The rural labourer takes a non-zero risk that he will not have a job when he scampers off to make some money-for-nothing in Nrega. So his reservation wage has not been raised by the full 12,000. What businesses/ farms are these that cannot pay their unskilled labour about 5,000-10,000 more per annum, and still be profitable? What fundamental right do these businesses have to exist and make profits? These capital owners—whether of farms or businesses—have to bid up wages to get their labour back, or get out. This will increase the inflationary pressure, yes, but as we saw it is not immediately clear what the big dangers of inflation are. (It’s worth noting that this is not to be added on top of Nrega—it is just a mechanism through which Nrega creates inflationary pressure, a proper macro one at that and one that lends itself more suitably to analysis through AS/ Philips curves).

Note that what I’m saying is not particularly ‘leftist’. Here is Tyler Cowen, a self-described libertarian and co-author of Marginal Revolution, one of the most popular economics blogs in the world, talking about how the way to improve the condition of workers is to increase the utility of unemployment.

“Raise the utility of unemployment to workers. This could be a guaranteed annual income, better unemployment insurance, more food stamps, whatever. Call it the welfare state. Improving the welfare state will improve worker bargaining across virtually all workplace dimensions and in the longer run limit the scope of all the employer depredations.

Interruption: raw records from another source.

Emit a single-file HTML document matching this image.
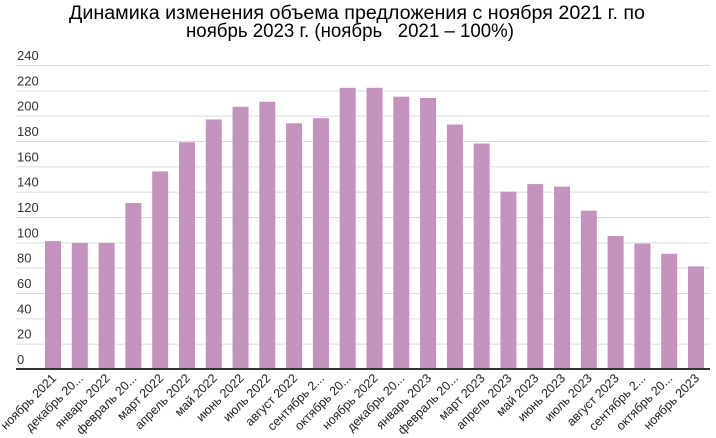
<!DOCTYPE html>
<html><head><meta charset="utf-8"><style>
html,body{margin:0;padding:0;background:#fff;}
svg{display:block;font-family:"Liberation Sans",sans-serif;}
</style></head><body>
<svg width="716" height="438" viewBox="0 0 716 438" xmlns="http://www.w3.org/2000/svg">
<text x="357" y="19" font-size="19" text-anchor="middle" fill="#000" textLength="576" lengthAdjust="spacingAndGlyphs">Динамика изменения объема предложения с ноября 2021 г. по</text>
<text x="350" y="37" font-size="19" text-anchor="middle" fill="#000" xml:space="preserve" textLength="328" lengthAdjust="spacingAndGlyphs">ноябрь 2023 г. (ноябрь   2021 – 100%)</text>
<g id="grid" stroke="#dcdcdc" stroke-width="1"></g>
<g id="ylab" font-size="13" fill="#333"></g>
<g id="bars" fill="#c493bd"></g>
<line x1="16" y1="369" x2="710" y2="369" stroke="#333" stroke-width="2"/>
<g id="xlab" font-size="12.5" fill="#222"></g>
</svg>
<script>
var ns="http://www.w3.org/2000/svg";
function el(t,a,p,txt){var e=document.createElementNS(ns,t);for(var k in a)e.setAttribute(k,a[k]);if(txt)e.textContent=txt;document.getElementById(p).appendChild(e);}
var y0=369,s=304/240;
for(var v=20;v<=240;v+=20){var y=y0-v*s;el('line',{x1:16,x2:710,y1:y+.5,y2:y+.5},'grid');}
for(var v=0;v<=240;v+=20){var y=y0-v*s;el('text',{x:17,y:y-5},'ylab',String(v));}
var vals=[101,99.5,99.5,131,156,179,197,207,211,194,198,222,222,215,214,193,178,140,146,144,125,105,99,91,81];
var labs=["ноябрь 2021","декабрь 20...","январь 2022","февраль 20...","март 2022","апрель 2022","май 2022","июнь 2022","июль 2022","август 2022","сентябрь 2...","октябрь 20...","ноябрь 2022","декабрь 20...","январь 2023","февраль 20...","март 2023","апрель 2023","май 2023","июнь 2023","июль 2023","август 2023","сентябрь 2...","октябрь 20...","ноябрь 2023"];
var n=vals.length,c0=53,c1=696,st=(c1-c0)/(n-1);
for(var i=0;i<n;i++){var c=c0+i*st,h=vals[i]*s;
el('rect',{x:c-8,y:y0-h,width:16,height:h},'bars');
el('text',{x:c+4,y:y0+10,'text-anchor':'end',transform:'rotate(-45 '+(c+4)+' '+(y0+10)+')'},'xlab',labs[i]);}
</script>
</body></html>
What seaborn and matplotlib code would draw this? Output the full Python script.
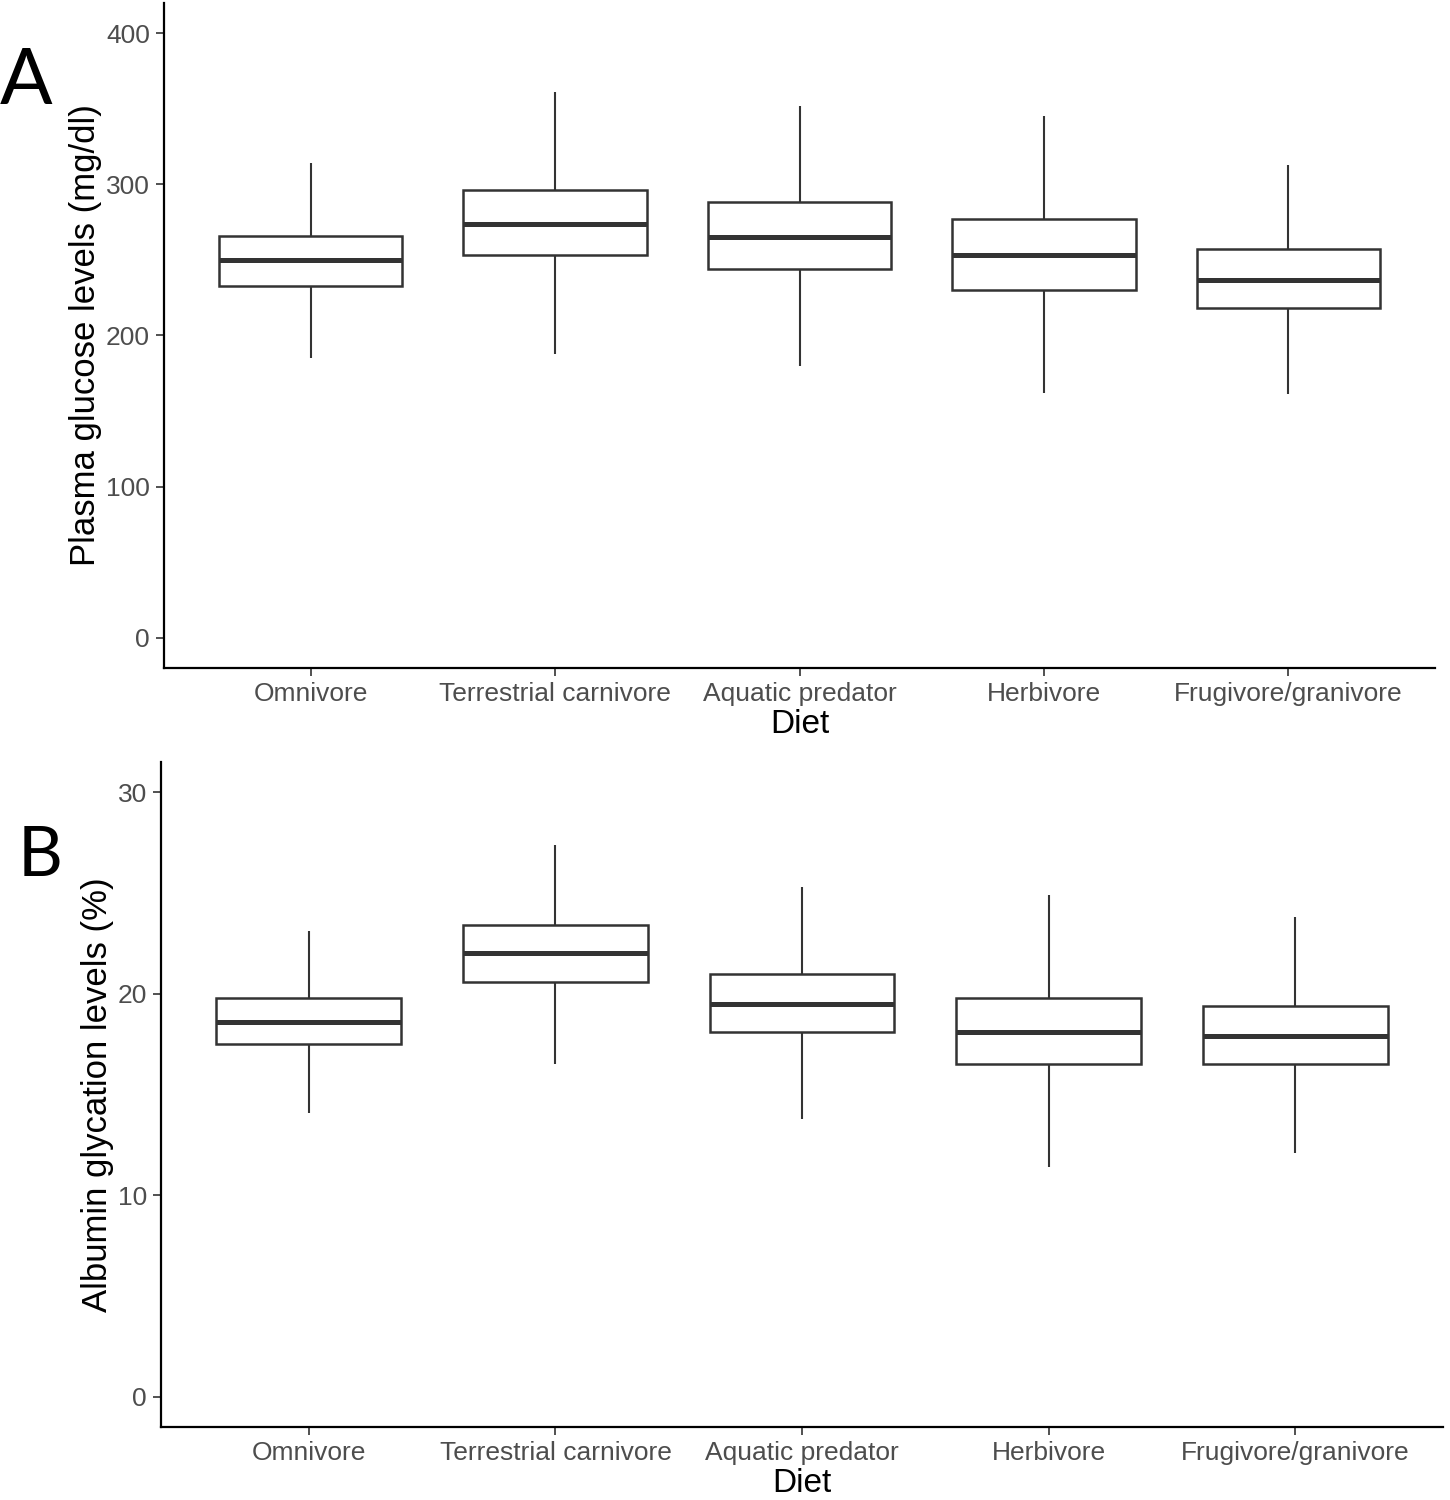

We’re back to the point that what helps is to give people cash, or something cash-like, including when it comes to the dimensions of workplace quality. It is also a huge help to institute policies which will raise rather than lower worker productivity."

He is talking about employed labour in organized first world environments, which anyway doesn’t suffer from the debilitating endowment failures that rural labour in India does. The argument is even stronger in our case, where we’re talking about people who live at the very edge of decent existence. Nrega, shorn of public works, is a cash transfer, pure and simple. There was a time when cash transfers were supposed to be the right way of implementing redistribution, especially by those on the right. So why the outcry when the cash transfer was finally enacted?

For one, we distrust our delivery mechanisms, we suspect leakages. Massive government programmes are massive opportunities for rent-seeking. This is the right reason to dislike Nrega. But this has nothing to do with inflation. For another, we distrust the upward creep in the size of the government that redistribution entails; so that we would like indirect subsidies cut first before cash transfers are enacted. This has merit, but again it is a public-choice issue, not a macroeconomic issue. And third, we may simply believe that we were at the right level of redistribution as it were. So anything further shifts the balance. You could say that, and I would have no argument to offer because then we would have widely different priors, to the point that we’d talk past each other.

But if we don’t believe that, then we have to analyse Nrega’s macroeconomics as the macroeconomics of a just, redistributive cash transfer. And then the corollary observations follow—Nrega increases the fiscal deficit only when it is not backed by an equivalent increase in tax receipts. It is you and I, salaried income city dwellers, who are causing the fiscal deficit. And then, we have to go back to the questions raised in part 1 and part 2 of the series—how does this fiscal deficit translate into inflation when it is not money-financed, and when government bonds are showing no spikes in interest rates?

The writer is a London-based consultant. This is the third of a five-part series in which Ritwik Priya examines the macroeconomics of inflation in India through the lens of the fiscal deficit, NREGA, tax policy and investment.

“These are the author’s personal views."